------ Dataset rows ------

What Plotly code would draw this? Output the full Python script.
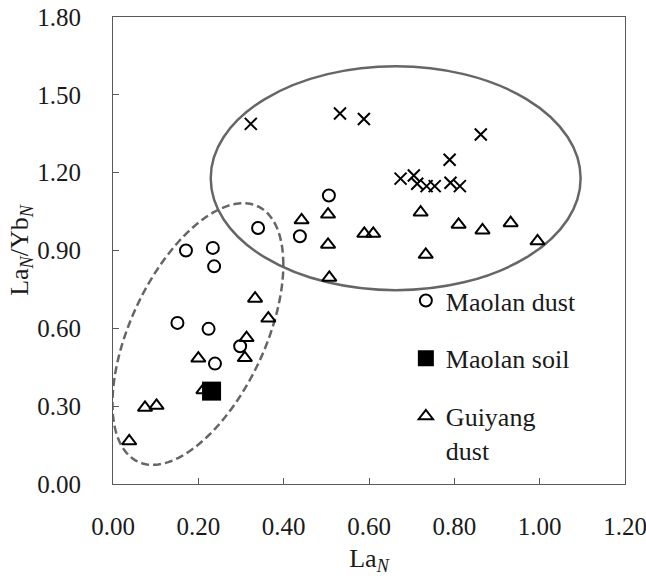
import numpy as np
import plotly.graph_objects as go

# ---- data ----
maolan_dust_x = [0.506, 0.340, 0.438, 0.171, 0.234, 0.237, 0.151, 0.224, 0.298, 0.239]
maolan_dust_y = [1.112, 0.987, 0.955, 0.900, 0.910, 0.839, 0.621, 0.598, 0.531, 0.464]

maolan_soil_x = [0.231]
maolan_soil_y = [0.358]

guiyang_dust_x = [0.442, 0.504, 0.504, 0.507, 0.589, 0.610, 0.333, 0.364, 0.313,
                  0.721, 0.733, 0.810, 0.866, 0.932, 0.995,
                  0.309, 0.200, 0.212, 0.075, 0.102, 0.038]
guiyang_dust_y = [1.017, 1.039, 0.923, 0.795, 0.965, 0.965, 0.715, 0.638, 0.563,
                  1.047, 0.884, 1.000, 0.978, 1.006, 0.936,
                  0.486, 0.484, 0.362, 0.294, 0.302, 0.165]

guiyang_soil_x = [0.323, 0.532, 0.588, 0.862, 0.789, 0.674, 0.705, 0.713, 0.735, 0.754, 0.791, 0.813]
guiyang_soil_y = [1.388, 1.428, 1.407, 1.347, 1.250, 1.177, 1.189, 1.157, 1.148, 1.148, 1.161, 1.148]

x_ticks = [0.0, 0.2, 0.4, 0.6, 0.8, 1.0, 1.2]
y_ticks = [0.0, 0.3, 0.6, 0.9, 1.2, 1.5, 1.8]

# ellipse parameters (data units)
solid_ell = dict(x0=0.229, x1=1.096, y0=0.747, y1=1.610)
dash_ell = dict(cx=0.199, cy=0.578, hx=0.2002, hy=0.5041, rho=0.53)

FONT = "Liberation Serif, Times New Roman, serif"

fig = go.Figure()

fig.add_trace(go.Scatter(
    x=guiyang_soil_x, y=guiyang_soil_y, mode="markers", showlegend=False,
    marker=dict(symbol="x-thin-open", size=12, color="black", line=dict(color="black", width=2)),
))
fig.add_trace(go.Scatter(
    x=maolan_dust_x, y=maolan_dust_y, mode="markers", name="Maolan dust",
    legendgroup="a",
    marker=dict(symbol="circle-open", size=12, color="black", line=dict(color="black", width=2)),
))
fig.add_trace(go.Scatter(
    x=maolan_soil_x, y=maolan_soil_y, mode="markers", name="Maolan soil",
    legendgroup="b",
    marker=dict(symbol="square", size=19, color="black"),
))
fig.add_trace(go.Scatter(
    x=guiyang_dust_x, y=guiyang_dust_y, mode="markers", name="Guiyang<br>dust",
    legendgroup="c",
    marker=dict(symbol="triangle-up-open", size=12.5, color="black", line=dict(color="black", width=2)),
))

# solid ellipse
fig.add_shape(type="circle", xref="x", yref="y", **solid_ell,
              line=dict(color="#666666", width=2.5), layer="below")

# dashed rotated ellipse
t = np.linspace(0, 2 * np.pi, 200)
ex = dash_ell["cx"] + dash_ell["hx"] * np.cos(t)
ey = dash_ell["cy"] + dash_ell["hy"] * (dash_ell["rho"] * np.cos(t) + np.sqrt(1 - dash_ell["rho"] ** 2) * np.sin(t))
path = "M " + " L ".join(f"{a:.4f},{b:.4f}" for a, b in zip(ex, ey)) + " Z"
fig.add_shape(type="path", xref="x", yref="y", path=path,
              line=dict(color="#666666", width=2.5, dash="8px,4px"), layer="below")

axis_common = dict(
    showgrid=False, zeroline=False, showline=True, linecolor="#595959", linewidth=1,
    mirror=True, ticks="inside", ticklen=6, tickcolor="#595959", tickwidth=1,
    tickfont=dict(family=FONT, size=25, color="#1a1a1a"), ticklabeloverflow="allow",
)

fig.update_xaxes(**axis_common, range=[0, 1.2], tickvals=x_ticks,
                 ticktext=[f"{v:.2f}" for v in x_ticks], ticklabelstandoff=20,
                 title=dict(text="La<sub><i>N</i></sub>", font=dict(family=FONT, size=26, color="#1a1a1a"), standoff=18))
fig.update_yaxes(**axis_common, range=[0, 1.8], tickvals=y_ticks,
                 ticktext=[f"{v:.2f}" for v in y_ticks], ticklabelstandoff=26,
                 title=dict(text="La<sub><i>N</i></sub>/Yb<sub><i>N</i></sub>", font=dict(family=FONT, size=26, color="#1a1a1a"), standoff=0))

fig.update_layout(
    width=646, height=576,
    margin=dict(l=113, r=21, t=17, b=92, autoexpand=False),
    plot_bgcolor="white", paper_bgcolor="white",
    font=dict(family=FONT, color="#1a1a1a"),
    legend=dict(x=0.572, y=0.443, xanchor="left", yanchor="top",
                bgcolor="rgba(0,0,0,0)", font=dict(family=FONT, size=26, color="#1a1a1a"),
                tracegroupgap=21, traceorder="grouped", valign="top"),
)

fig.write_html("out.html")
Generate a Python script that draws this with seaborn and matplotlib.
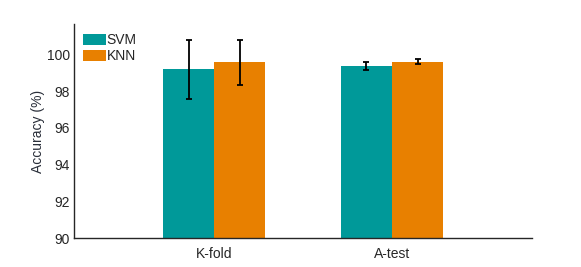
import numpy as np
import pandas as pd
import matplotlib
matplotlib.use("Agg")
import matplotlib.pyplot as plt
import seaborn as sns

# 数据
methods = ["K-fold", "A-test"]
models = ["SVM", "KNN"]
svm_acc = [99.18, 99.37]
knn_acc = [99.57, 99.60]
svm_err = [1.60, 0.21]
knn_err = [1.22, 0.13]
colors = ["#009999", "#E88000"]

df = pd.DataFrame({
    "method": methods * 2,
    "model": ["SVM"] * 2 + ["KNN"] * 2,
    "acc": svm_acc + knn_acc,
    "err": svm_err + knn_err,
})

sns.set_style("white")
plt.rcParams['font.family'] = ['Liberation Sans', 'DejaVu Sans']

fig = plt.figure(figsize=(5.81, 2.67), dpi=100)
ax = fig.add_axes([0.1274, 0.1075, 0.7883, 0.8025])

sns.barplot(data=df, x="method", y="acc", hue="model", order=methods,
            hue_order=models, palette=colors, width=0.574, errorbar=None,
            saturation=1, ax=ax, linewidth=0)

# 误差棒
for bars, model in zip(ax.containers, models):
    sub = df[df["model"] == model].set_index("method").loc[methods]
    xs = [b.get_x() + b.get_width() / 2 for b in bars]
    ax.errorbar(xs, sub["acc"], yerr=sub["err"], fmt="none", ecolor="black",
                elinewidth=1.3, capsize=2.2, capthick=1.3)

ax.set_ylim(90, 101.65)
ax.set_xlim(-0.787, 1.787)
ax.set_yticks([90, 92, 94, 96, 98, 100])
ax.set_xlabel("")
ax.set_ylabel("Accuracy (%)", fontsize=10, color="#2a2f3a", labelpad=1)
ax.tick_params(axis="y", labelsize=10, colors="#262626", length=0, pad=3)
ax.tick_params(axis="x", labelsize=10, colors="#262626", direction="in",
               length=2.5, width=0.8, pad=6)
for s in ["top", "right"]:
    ax.spines[s].set_visible(False)
for s in ["left", "bottom"]:
    ax.spines[s].set_color("#262626")
    ax.spines[s].set_linewidth(1.0)

ax.legend(loc="upper left", frameon=False, fontsize=10, handlelength=1.65,
          handleheight=0.8, handletextpad=0.05, labelspacing=0.15,
          borderaxespad=0.45, borderpad=0.2)

fig.savefig("out.png", dpi=100)
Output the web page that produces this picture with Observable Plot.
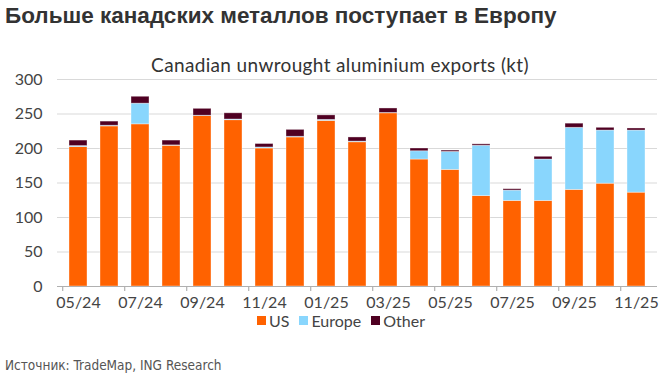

------

▶ Job
Only the lines from the start of the records to the line with "maolan_soil_y = [0.358]" belong in the copy. Print them exactly, minus pictures.

▶ Reply to the task
What Plotly code would draw this? Output the full Python script.
import numpy as np
import plotly.graph_objects as go

# ---- data ----
maolan_dust_x = [0.506, 0.340, 0.438, 0.171, 0.234, 0.237, 0.151, 0.224, 0.298, 0.239]
maolan_dust_y = [1.112, 0.987, 0.955, 0.900, 0.910, 0.839, 0.621, 0.598, 0.531, 0.464]

maolan_soil_x = [0.231]
maolan_soil_y = [0.358]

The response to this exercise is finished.